We have taken that approach with our 'Version 2" parsers, Java and C++.
They are pretty well layered and pluggable. Don't plug in a validation
handler and you won't do any validation work. Don't plug in an entity
handler, and you won't get any entity information, etc... Basically we've
just extended the concept of a SAX-like handler all the way into the core
of the parser. It allows both for extensibility by rolling your own
handler, and for the client who is putting together a particular type of
parser configuration to tell the lowest level of the parser "do the least
work possible for this group of things, since I'm not even interested".
Though, relative to the original conversation, despite allowing for better
scalability and optimization in the field according to need, it does
increase the complexity of the parser itself in some ways.
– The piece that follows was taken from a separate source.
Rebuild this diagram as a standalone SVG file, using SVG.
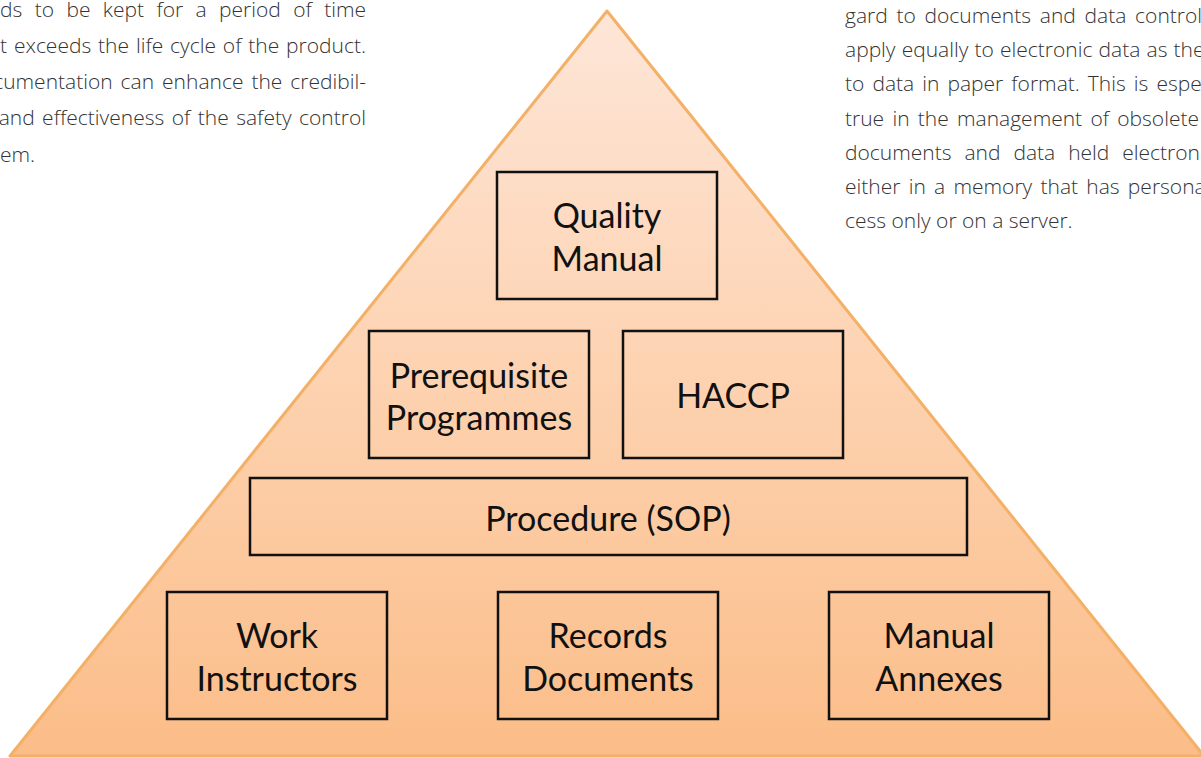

BTW, the C++ version should hopefully hit Alphaworks before too much
longer. We are on our 4th or 5th internal release and the next weeks will
be 'making the last details work' part of the effort. I can't say when it
will get out there, since I dunno about such things (I'm just the measly
author :-), but it should be relatively soon. In terms of the external
interfaces to the client code, it pretty much matches our version 2 Java
parser architecture, though internally it is quite different.